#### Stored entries
◇ ◇ ◇ ◇ ◇
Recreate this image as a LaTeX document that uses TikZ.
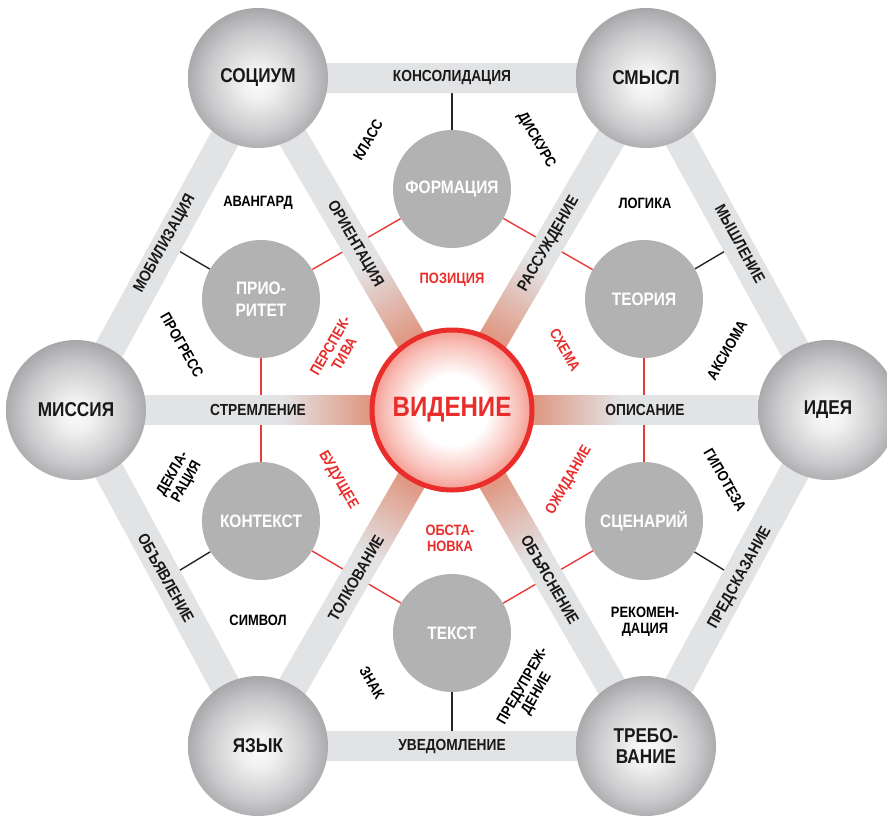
\documentclass[tikz,border=0pt]{standalone}
\usepackage{fontspec}
\setmainfont{Liberation Sans}[FakeStretch=0.86]
\usetikzlibrary{calc}
\definecolor{bandgray}{RGB}{226,227,229}
\definecolor{spokered}{RGB}{224,150,128}
\definecolor{innergray}{RGB}{178,178,178}
\definecolor{vred}{RGB}{233,45,42}
\definecolor{linered}{RGB}{232,58,55}
\definecolor{sphA}{RGB}{250,250,250}
\definecolor{sphB}{RGB}{240,240,241}
\definecolor{sphC}{RGB}{202,202,204}
\definecolor{sphD}{RGB}{158,158,160}
\definecolor{sphE}{RGB}{118,118,120}
\definecolor{redA}{RGB}{255,255,255}
\definecolor{redB}{RGB}{248,190,182}
\definecolor{redC}{RGB}{240,118,106}
\definecolor{redD}{RGB}{234,70,60}
\definecolor{txt}{RGB}{25,25,25}
\pgfdeclareradialshading{sphere}{\pgfpoint{0bp}{-2bp}}{color(0bp)=(sphA); color(6bp)=(sphB); color(18bp)=(sphC); color(28bp)=(sphD); color(35.5bp)=(sphE); color(50bp)=(sphE)}
\pgfdeclareradialshading{redsphere}{\pgfpoint{0bp}{0bp}}{color(0bp)=(redA); color(11bp)=(redA); color(21bp)=(redB); color(29bp)=(redC); color(35.5bp)=(redD); color(50bp)=(redD)}
\pgfdeclarelayer{lines}
\pgfdeclarelayer{bands}
\pgfsetlayers{lines,bands,main}
\begin{document}
\begin{tikzpicture}[x=1pt,y=-1pt,
  outer/.style={circle, minimum size=140pt, inner sep=0pt, shading=sphere, text=txt, align=center,
    font=\fontsize{20}{21}\selectfont\bfseries},
  vision/.style={circle, minimum size=160pt, inner sep=0pt, shading=redsphere, draw=vred, line width=5pt,
    text=vred, font=\fontsize{28}{30}\selectfont\bfseries},
  inner/.style={circle, minimum size=118pt, inner sep=0pt, fill=innergray, text=white, align=center,
    font=\fontsize{18}{22}\selectfont\bfseries},
  band/.style={draw=bandgray, line width=30pt},
  bandlbl/.style={text=txt, inner sep=0pt, font=\fontsize{16}{18}\selectfont\bfseries},
  smalllbl/.style={text=black, inner sep=0pt, align=center, font=\fontsize{15}{16}\selectfont\bfseries},
  redlbl/.style={smalllbl, text=vred},
  blkline/.style={draw=black!85, line width=1.4pt},
  redline/.style={draw=linered, line width=1.4pt}
]
\useasboundingbox (0,0) rectangle (887,815);

% outer circles
\node[outer] (soc) at (258,78) {СОЦИУМ};
\node[outer] (sm) at (646,78) {СМЫСЛ};
\node[outer] (idea) at (828,410) {ИДЕЯ};
\node[outer] (treb) at (646,746) {ТРЕБО-\\ВАНИЕ};
\node[outer] (yaz) at (258,746) {ЯЗЫК};
\node[outer] (mis) at (76,410) {МИССИЯ};
% centre
\node[vision] (vis) at (452,410) {ВИДЕНИЕ};
% inner circles
\node[inner] (form) at (452,189) {ФОРМАЦИЯ};
\node[inner] (prio) at (261,299) {ПРИО-\\РИТЕТ};
\node[inner] (teor) at (644,299) {ТЕОРИЯ};
\node[inner] (kont) at (261,521) {КОНТЕКСТ};
\node[inner] (scen) at (644,521) {СЦЕНАРИЙ};
\node[inner] (tekst) at (452,633) {ТЕКСТ};

% edge midpoints
\coordinate (mTop) at ($(soc)!0.5!(sm)$);
\coordinate (mTR) at ($(sm)!0.5!(idea)$);
\coordinate (mBR) at ($(idea)!0.5!(treb)$);
\coordinate (mBot) at ($(treb)!0.5!(yaz)$);
\coordinate (mBL) at ($(yaz)!0.5!(mis)$);
\coordinate (mTL) at ($(mis)!0.5!(soc)$);

% thin connectors
\begin{pgfonlayer}{lines}
\draw[blkline] (form) -- (mTop);
\draw[blkline] (teor) -- (mTR);
\draw[blkline] (scen) -- (mBR);
\draw[blkline] (tekst) -- (mBot);
\draw[blkline] (kont) -- (mBL);
\draw[blkline] (prio) -- (mTL);
\draw[redline] (form) -- (prio);
\draw[redline] (form) -- (teor);
\draw[redline] (teor) -- (scen);
\draw[redline] (scen) -- (tekst);
\draw[redline] (tekst) -- (kont);
\draw[redline] (kont) -- (prio);
\end{pgfonlayer}

% bands
\begin{pgfonlayer}{bands}
\draw[band] (soc.center) -- (sm.center) -- (idea.center) -- (treb.center) -- (yaz.center) -- (mis.center) -- cycle;
\foreach \n/\a in {soc/120.3, sm/59.7, idea/0, treb/-60, yaz/-120, mis/180}{
  \draw[band] (vis.center) -- (\n.center);
  \begin{scope}[shift={(vis.center)}, rotate=\a]
    \fill[spokered] (0,-15) rectangle (81,15);
    \foreach \i in {0,...,44}{
      \pgfmathsetmacro\p{100*\i/44}
      \fill[bandgray!\p!spokered] (80+2*\i,-15) rectangle (82.6+2*\i,15);
    }
  \end{scope}
}
\end{pgfonlayer}

% band labels
\node[bandlbl] (bKons) at (452,78) {КОНСОЛИДАЦИЯ};
\node[bandlbl] (bUved) at (452,746) {УВЕДОМЛЕНИЕ};
\node[bandlbl] (bStrem) at (258,410) {СТРЕМЛЕНИЕ};
\node[bandlbl] (bOpis) at (645,410) {ОПИСАНИЕ};
\node[bandlbl, rotate=61] (bMob) at (165,244) {МОБИЛИЗАЦИЯ};
\node[bandlbl, rotate=-61] (bMysh) at (740,244) {МЫШЛЕНИЕ};
\node[bandlbl, rotate=-61] (bObyav) at (166,578) {ОБЪЯВЛЕНИЕ};
\node[bandlbl, rotate=61] (bPred) at (740,578) {ПРЕДСКАЗАНИЕ};
\node[bandlbl, rotate=-60] (bOrient) at (355,244) {ОРИЕНТАЦИЯ};
\node[bandlbl, rotate=60] (bRass) at (549,244) {РАССУЖДЕНИЕ};
\node[bandlbl, rotate=60] (bTolk) at (356,578) {ТОЛКОВАНИЕ};
\node[bandlbl, rotate=-60] (bObyas) at (550,580) {ОБЪЯСНЕНИЕ};

% black labels
\node[smalllbl, rotate=60] (lKlass) at (368,140) {КЛАСС};
\node[smalllbl, rotate=-60] (lDisk) at (536,140) {ДИСКУРС};
\node[smalllbl] (lAvan) at (258,203) {АВАНГАРД};
\node[smalllbl] (lLog) at (645,203) {ЛОГИКА};
\node[smalllbl, rotate=-60] (lProg) at (182,345) {ПРОГРЕСС};
\node[smalllbl, rotate=60] (lAks) at (727,350) {АКСИОМА};
\node[smalllbl, rotate=60] (lDekl) at (180,478) {ДЕКЛА-\\РАЦИЯ};
\node[smalllbl, rotate=-60] (lGip) at (725,480) {ГИПОТЕЗА};
\node[smalllbl] (lSimv) at (258,620) {СИМВОЛ};
\node[smalllbl] (lRek) at (645,622) {РЕКОМЕН-\\ДАЦИЯ};
\node[smalllbl, rotate=-60] (lZnak) at (372,683) {ЗНАК};
\node[smalllbl, rotate=60] (lPred) at (530,690) {ПРЕДУПРЕЖ-\\ДЕНИЕ};

% red labels
\node[redlbl] (rPoz) at (452,280) {ПОЗИЦИЯ};
\node[redlbl, rotate=60] (rPersp) at (337,350) {ПЕРСПЕК-\\ТИВА};
\node[redlbl, rotate=-60] (rSkhema) at (565,350) {СХЕМА};
\node[redlbl, rotate=-60] (rBud) at (338,480) {БУДУЩЕЕ};
\node[redlbl, rotate=60] (rOzh) at (569,480) {ОЖИДАНИЕ};
\node[redlbl] (rObst) at (450,538) {ОБСТА-\\НОВКА};
\end{tikzpicture}
\end{document}
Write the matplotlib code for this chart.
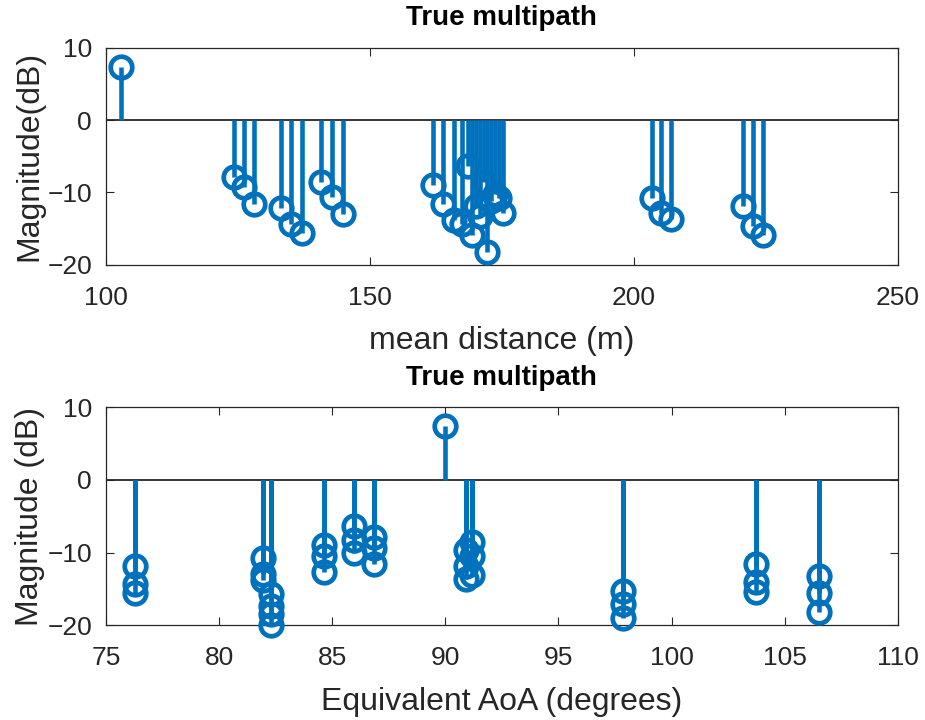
import matplotlib.pyplot as plt

plt.rcParams['font.family'] = ['Liberation Sans', 'DejaVu Sans']

# distance view: mean distance (m) vs magnitude (dB)
dist_m = [102.8,
          124.2, 126.1, 128.0,
          133.1, 135.1, 137.1,
          140.8, 142.9, 144.9,
          162.0, 163.9, 165.9, 167.5, 168.6, 169.3, 170.1,
          170.9, 171.6, 172.1, 172.9, 173.7, 174.5, 175.2,
          203.4, 205.2, 207.1,
          220.6, 222.5, 224.4]
dist_mag = [7.3,
            -7.9, -9.3, -11.6,
            -12.1, -14.4, -15.6,
            -8.5, -10.6, -13.0,
            -9.0, -11.6, -13.8, -14.4, -6.3, -15.9, -11.8,
            -13.2, -8.5, -18.2, -11.2, -10.2, -10.8, -12.8,
            -10.7, -12.8, -13.7,
            -11.9, -14.6, -15.8]

# angle view: equivalent AoA (degrees) vs magnitude (dB)
aoa_deg = [76.3, 76.3, 76.3,
           81.95, 81.95, 81.95,
           82.3, 82.3, 82.3, 82.3,
           84.65, 84.65, 84.65,
           85.95, 85.95, 85.95,
           86.85, 86.85, 86.85,
           90.0,
           90.9, 90.9, 90.9,
           91.2, 91.2, 91.2,
           97.85, 97.85, 97.85,
           103.75, 103.75, 103.75,
           106.5, 106.5, 106.5]
aoa_mag = [-11.8, -14.3, -15.6,
           -10.7, -12.9, -13.7,
           -15.7, -17.4, -18.4, -19.9,
           -8.9, -10.4, -12.7,
           -6.4, -8.2, -10.1,
           -7.9, -9.3, -11.5,
           7.4,
           -9.6, -11.9, -13.6,
           -8.6, -10.4, -13.1,
           -15.3, -17.1, -19.0,
           -11.6, -14.0, -15.4,
           -13.2, -15.5, -18.1]

dist_ticks = [100, 150, 200, 250]
aoa_ticks = [75, 80, 85, 90, 95, 100, 105, 110]
mag_ticks = [-20, -10, 0, 10]

BLUE = '#0072BD'
GRAY = '#262626'


def stem_panel(ax, x, y, xticks, xlabel, ylabel):
    markers, stems, base = ax.stem(x, y, basefmt=' ')
    plt.setp(stems, color=BLUE, linewidth=3.3)
    plt.setp(markers, color=BLUE, markerfacecolor='none', markersize=15.5,
             markeredgewidth=3.4, zorder=3, clip_on=False)
    ax.axhline(0, color='black', linewidth=1.1, zorder=1)

    ax.set_xlim(xticks[0], xticks[-1])
    ax.set_ylim(-20, 10)
    ax.set_xticks(xticks)
    ax.set_yticks(mag_ticks)
    ax.tick_params(direction='in', length=6, width=0.8, top=True, right=True,
                   labelsize=19, colors=GRAY)
    ax.tick_params(axis='x', pad=15)
    ax.tick_params(axis='y', pad=10)
    for s in ax.spines.values():
        s.set_color(GRAY)
        s.set_linewidth(0.9)

    ax.set_title('True multipath', fontsize=20, fontweight='bold', pad=16)
    ax.set_xlabel(xlabel, fontsize=23, color=GRAY, labelpad=12)
    ax.set_ylabel(ylabel, fontsize=23, color=GRAY, labelpad=2)


fig = plt.figure(figsize=(9.25, 7.2), dpi=100)
ax1 = fig.add_axes([0.1146, 0.632, 0.856, 0.302])
ax2 = fig.add_axes([0.1146, 0.1315, 0.856, 0.3028])

stem_panel(ax1, dist_m, dist_mag, dist_ticks, 'mean distance (m)', 'Magnitude(dB)')
stem_panel(ax2, aoa_deg, aoa_mag, aoa_ticks, 'Equivalent AoA (degrees)', 'Magnitude (dB)')

fig.savefig('out.png', dpi=100)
◇ ◇ ◇ ◇ ◇
Copy nothing but the lines above that run from the one with "Write the matplotlib code for this chart." to the one with "-11.9, -14.6, -15.8]", ends included; pictures stay out.

#### Solution for this exercise
Write the matplotlib code for this chart.
import matplotlib.pyplot as plt

plt.rcParams['font.family'] = ['Liberation Sans', 'DejaVu Sans']

# distance view: mean distance (m) vs magnitude (dB)
dist_m = [102.8,
          124.2, 126.1, 128.0,
          133.1, 135.1, 137.1,
          140.8, 142.9, 144.9,
          162.0, 163.9, 165.9, 167.5, 168.6, 169.3, 170.1,
          170.9, 171.6, 172.1, 172.9, 173.7, 174.5, 175.2,
          203.4, 205.2, 207.1,
          220.6, 222.5, 224.4]
dist_mag = [7.3,
            -7.9, -9.3, -11.6,
            -12.1, -14.4, -15.6,
            -8.5, -10.6, -13.0,
            -9.0, -11.6, -13.8, -14.4, -6.3, -15.9, -11.8,
            -13.2, -8.5, -18.2, -11.2, -10.2, -10.8, -12.8,
            -10.7, -12.8, -13.7,
            -11.9, -14.6, -15.8]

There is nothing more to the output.